If most religious beliefs were/are not made up by people, then who or what made them up?
When you believe those rules exist outside of the human mind, and believe that they can be discovered, you are heading into utopianism.
If most religious beliefs were/are not made up by people, then who or what made them up?
When you believe those rules exist outside of the human mind, and believe that they can be discovered, you are heading into utopianism.
The square root of negative 1 is i.
The teapot analogy is a Red Herring. It’s simply the wrong question. Can a teapot be put into orbit around Mars? Certainly, but has it been done. I have no idea. That is to say nothing about your following citicism of causation.
‘Everything that exists, must have a cause.’ Isn’t really begging the question, but it is a statement paradox. That isn’t really the premise.
The actual premise is:
P1) Contingent (caused) entities must have a cause.
We don’t use the term ‘Everyting’ because the Uncaused-cause is also a thing, but it lacks the property of being caused.
But there can be no case where more than one Uncaused-cause exists because it results in a contradiction. Only one thing can occupy that space. And there can be an uncaused entity, but you cannot know about it, because then it will have caused and thus resulting in a contradiction.
You are on the right path attacking causation. You want to beat the arguments, you have to prove the premises false.
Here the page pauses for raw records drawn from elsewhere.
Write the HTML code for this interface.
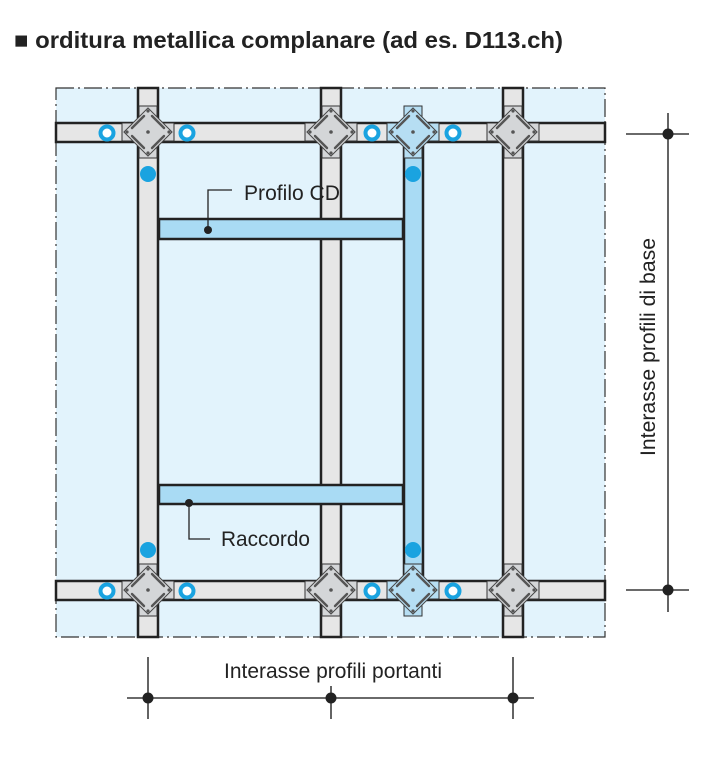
<!DOCTYPE html>
<html><head><meta charset="utf-8"><style>
html,body{margin:0;padding:0;background:#fff;width:726px;height:759px;overflow:hidden}
svg{display:block}
text{font-family:"Liberation Sans",Arial,sans-serif;fill:#222}
</style></head><body>
<svg width="726" height="759" viewBox="0 0 726 759" xmlns="http://www.w3.org/2000/svg">
<defs>
  <g id="conn">
    <rect x="-26" y="-9" width="52" height="18" fill="#d4d6d8" stroke="#333" stroke-width="1"/>
    <rect x="-9" y="-26" width="18" height="52" fill="#d4d6d8" stroke="#333" stroke-width="1"/>
    <rect x="-17" y="-17" width="34" height="34" transform="rotate(45)" fill="#d4d6d8" stroke="#444" stroke-width="1"/>
    <g stroke="#555" stroke-width="2.4" stroke-linecap="round">
      <line x1="-16" y1="-4" x2="-4" y2="-16"/><line x1="4" y1="-16" x2="16" y2="-4"/>
      <line x1="16" y1="4" x2="4" y2="16"/><line x1="-4" y1="16" x2="-16" y2="4"/>
    </g>
    <g fill="#555"><circle r="1.8"/><circle cx="-21" r="1.6"/><circle cx="21" r="1.6"/><circle cy="-21" r="1.6"/><circle cy="21" r="1.6"/></g>
  </g>
  <g id="connb">
    <rect x="-26" y="-9" width="52" height="18" fill="#b6def3" stroke="#333" stroke-width="1"/>
    <rect x="-9" y="-26" width="18" height="52" fill="#b6def3" stroke="#333" stroke-width="1"/>
    <rect x="-17" y="-17" width="34" height="34" transform="rotate(45)" fill="#b6def3" stroke="#444" stroke-width="1"/>
    <g stroke="#555" stroke-width="2.4" stroke-linecap="round">
      <line x1="-16" y1="-4" x2="-4" y2="-16"/><line x1="4" y1="-16" x2="16" y2="-4"/>
      <line x1="16" y1="4" x2="4" y2="16"/><line x1="-4" y1="16" x2="-16" y2="4"/>
    </g>
    <g fill="#555"><circle r="1.8"/><circle cx="-21" r="1.6"/><circle cx="21" r="1.6"/><circle cy="-21" r="1.6"/><circle cy="21" r="1.6"/></g>
  </g>
  <g id="ring"><circle r="6.5" fill="#fff" stroke="#1aa3e0" stroke-width="4"/></g>
</defs>

<text x="14" y="48" font-size="23" font-weight="bold" textLength="549" lengthAdjust="spacingAndGlyphs">■ orditura metallica complanare (ad es. D113.ch)</text>

<rect x="56" y="88" width="549" height="549" fill="#e2f3fc"/>
<rect x="56" y="88" width="549" height="549" fill="none" stroke="#333" stroke-width="1.2" stroke-dasharray="18,4,2,4"/>

<g fill="#e6e6e6" stroke="#222" stroke-width="2.5">
  <rect x="138" y="88" width="20" height="549"/>
  <rect x="321" y="88" width="20" height="549"/>
  <rect x="503" y="88" width="20" height="549"/>
</g>
<g fill="#e6e6e6" stroke="#222" stroke-width="2.5">
  <rect x="56" y="123" width="549" height="19"/>
  <rect x="56" y="581" width="549" height="19"/>
</g>
<rect x="404" y="142" width="19" height="439" fill="#a9dbf4" stroke="#222" stroke-width="2.5"/>
<g fill="#a9dbf4" stroke="#222" stroke-width="2.5">
  <rect x="159" y="219" width="244" height="20"/>
  <rect x="159" y="485" width="244" height="19"/>
</g>

<use href="#conn" x="148" y="132"/>
<use href="#conn" x="331" y="132"/>
<use href="#connb" x="413" y="132"/>
<use href="#conn" x="513" y="132"/>
<use href="#conn" x="148" y="590"/>
<use href="#conn" x="331" y="590"/>
<use href="#connb" x="413" y="590"/>
<use href="#conn" x="513" y="590"/>

<use href="#ring" x="107" y="133"/><use href="#ring" x="187" y="133"/>
<use href="#ring" x="372" y="133"/><use href="#ring" x="453" y="133"/>
<use href="#ring" x="107" y="591"/><use href="#ring" x="187" y="591"/>
<use href="#ring" x="372" y="591"/><use href="#ring" x="453" y="591"/>
<g fill="#1aa3e0">
  <circle cx="148" cy="174" r="8"/><circle cx="413" cy="174" r="8"/>
  <circle cx="148" cy="550" r="8"/><circle cx="413" cy="550" r="8"/>
</g>

<polyline points="208,229 208,190 232,190" fill="none" stroke="#222" stroke-width="1.3"/>
<circle cx="208" cy="230" r="4" fill="#222"/>
<text x="244" y="200" font-size="21" textLength="96" lengthAdjust="spacingAndGlyphs">Profilo CD</text>
<polyline points="189,503 189,539 210,539" fill="none" stroke="#222" stroke-width="1.3"/>
<circle cx="189" cy="503" r="4" fill="#222"/>
<text x="221" y="546" font-size="21" textLength="89" lengthAdjust="spacingAndGlyphs">Raccordo</text>

<g stroke="#111" stroke-width="1.3">
  <line x1="668" y1="113" x2="668" y2="612"/>
  <line x1="626" y1="134" x2="689" y2="134"/>
  <line x1="626" y1="590" x2="689" y2="590"/>
</g>
<circle cx="668" cy="134" r="5.5" fill="#222"/>
<circle cx="668" cy="590" r="5.5" fill="#222"/>
<text transform="translate(655,456) rotate(-90)" font-size="21" textLength="218" lengthAdjust="spacingAndGlyphs">Interasse profili di base</text>

<g stroke="#111" stroke-width="1.3">
  <line x1="127" y1="698" x2="534" y2="698"/>
  <line x1="148" y1="657" x2="148" y2="719"/>
  <line x1="331" y1="686" x2="331" y2="719"/>
  <line x1="513" y1="657" x2="513" y2="719"/>
</g>
<circle cx="148" cy="698" r="5.5" fill="#222"/>
<circle cx="331" cy="698" r="5.5" fill="#222"/>
<circle cx="513" cy="698" r="5.5" fill="#222"/>
<text x="224" y="678" font-size="21" textLength="218" lengthAdjust="spacingAndGlyphs">Interasse profili portanti</text>
</svg>
</body></html>
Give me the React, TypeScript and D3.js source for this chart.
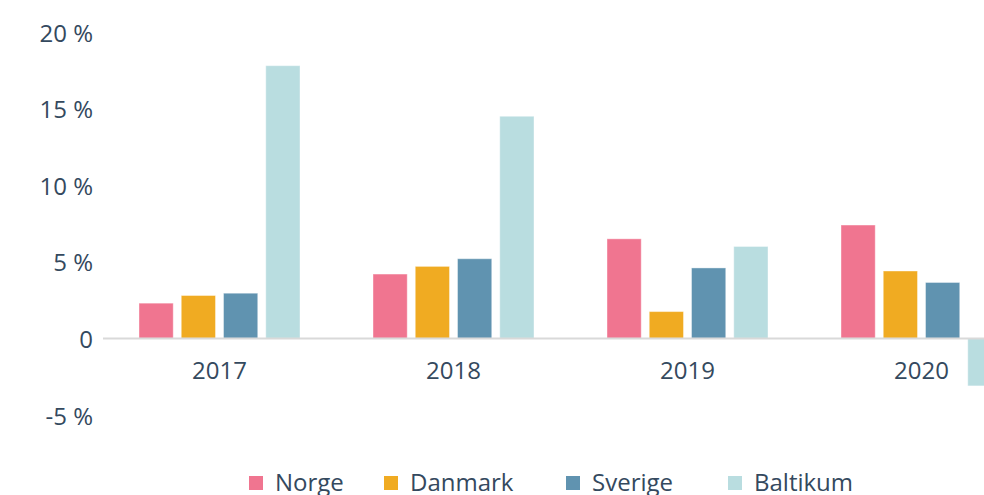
import React from 'react';
import * as d3 from 'd3';

const years = ['2017', '2018', '2019', '2020'];
const series = ['Norge', 'Danmark', 'Sverige', 'Baltikum'];
const colors = ['#F07590', '#F0AB22', '#6093B0', '#B9DDE0'];

const norge = [2.3, 4.2, 6.5, 7.4];
const danmark = [2.8, 4.7, 1.75, 4.4];
const sverige = [2.95, 5.2, 4.6, 3.65];
const baltikum = [17.8, 14.5, 6.0, -3.1];

const yTicks = [-5, 0, 5, 10, 15, 20];
const yTickLabels = ['-5 %', '0', '5 %', '10 %', '15 %', '20 %'];

const values = [norge, danmark, sverige, baltikum];

const width = 984;
const height = 495;
const textColor = '#34495E';
const font = '"Open Sans", sans-serif';

// legend positions (x of square)
const legendX = [249, 384, 566, 728];

export default function App() {
    const x = d3.scaleBand()
        .domain(years)
        .range([102.5, 102.5 + 234 * years.length]);

    const inner = d3.scaleBand()
        .domain(series)
        .range([36.5, 197.5])
        .paddingInner(0.19);

    const y = d3.scaleLinear()
        .domain([-5, 20])
        .range([415, 32]);

    return (
        <div style={{ position: 'absolute', left: 0, top: 0 }}>
            <svg width={width} height={height} style={{ display: 'block' }}>
                <rect width={width} height={height} fill="white" />
                {yTicks.map((t, i) => (
                    <text key={t} x={93} y={y(t)} textAnchor="end" dominantBaseline="central"
                        fontFamily={font} fontSize={24} fill={textColor}>{yTickLabels[i]}</text>
                ))}
                {years.map((yr, yi) => (
                    <g key={yr} transform={`translate(${x(yr)},0)`}>
                        {series.map((s, si) => {
                            const v = values[si][yi];
                            return (
                                <rect key={s}
                                    x={inner(s)}
                                    y={Math.min(y(v), y(0))}
                                    width={inner.bandwidth()}
                                    height={Math.abs(y(v) - y(0))}
                                    fill={colors[si]}
                                    stroke="#fff" strokeOpacity={0.4} strokeWidth={1} />
                            );
                        })}
                        <text x={x.bandwidth() / 2} y={369} textAnchor="middle" dominantBaseline="central"
                            fontFamily={font} fontSize={24} fill={textColor}>{yr}</text>
                    </g>
                ))}
                <line x1={103} x2={width} y1={y(0)} y2={y(0)} stroke="#d9d9d9" strokeWidth={2} />
                {series.map((s, i) => (
                    <g key={s} transform={`translate(${legendX[i]},0)`}>
                        <rect x={0} y={476} width={14} height={14} fill={colors[i]} />
                        <text x={26} y={491} fontFamily={font} fontSize={24} fill={textColor}>{s}</text>
                    </g>
                ))}
            </svg>
        </div>
    );
}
The conclusion is immutable with reference to it’s premises.
Yes it’s called objective morality. That doesn’t nullify the fact that there are societal norms or laws that are subjective, but measured against the objective, somethings are always right and always wrong.
To say that all morality is subjective is to say that even the most personally evil acts can be justified. Say like the Holocaust or the rape and murder of a small child. Irregardless of the society which may justify these things, such things are always evil.
It’s not a statement, it’s an argument. It has several statements in it.
And the end statement is not a negative statement by virtue of being a negative number
http://open.lib.umn.edu/writingforsuccess/chapter/5-2-negative-statements/
It is too broad of a question for me to answer. I don’t even know how “most” religious beliefs lines up. Does each subpoint of every belief system count? Every motif of Zeus? Every single hadith?
Then the sheer number of religious beliefs I cannot fathom
It seems that by your logic, every time a “worse” moral code is exchanged for a “better” moral code its one step closer to utopia.
Risks of utopianism aside, it is a distinct possibility and it is not obvious to me that it is not the case.
Exchanging a moral code for a percieved better one is not utopianism. Exchanging one for a code believed to be the ideal and perfect one, never to be questioned, is utopianism.
When you believe they only exist in the human mind then you must accept that in reality there is no better or worse moral code. No good/evil. Which was my claim in the first place.
Couldn’t help it.
The problem for you is thinking that the human mind exists apart from reality.
Also, if questions such as necessity are asked, then clearly there are better and worse moral codes that address those questions.
Finally, good and evil do exist as adjectives to qualify human behaviors. If we accept the inevitable, that is, that cultures and societies are going to have morals as one of their defining characteristics, then applying those adjectives will also be inevitable.
If you don’t believe good and evil exist, ask yourself if you have a conscience.
Couldn’t help it.
Do you think that it does exist as part of reality or does not exist as part of reality?
Don’t know what you’re getting at here. Why is that a problem for me, if I do or don’t? I don’t believe morality comes from the human mind, regardless. Which is why I can claim the slave trade of Africans, for example, was evil regardless what society/mankind though at the time.
There aren’t better or worse moral codes without faith. Only preferences based on convenience, risk aversion, appetites, etc. Nobody is actually right or wrong. It’s like having a favorite color and then claiming it’s the best favorite color.
Words for the concepts do not prove the concepts. God. Trinity. Holy. Good. Evil. And what you say of societies and morality can be said of religion/spirituality/faith and society. And not all societies have agreed on what is good and bad at any one time. .
Oh, but I do believe. I have no issue with faith, after all. If one has issue with faith, yet claims the existence of good and evil, that’s where I ask for the evidence. Show me it under a microscope, for example.
Do you believe in the existence of good and evil?
The equation was affirming a negative. You’re actually proving my point, though. The inability to qualify or quantify something is not ‘proving a negative’.
Happy anniversary @squating_bear.
What is reality?
No it wasn’t. It was stating an equation in which the output was a negative number. You’re not magically affirming a negative just because the number was “negative.”
What’s a conscience?
Well, it’s not a positive number. And if you break it apart and separate the number, what else is there?
You have to be trolling, for someone who pretends to discuss philosophical matters, this is a very basic point.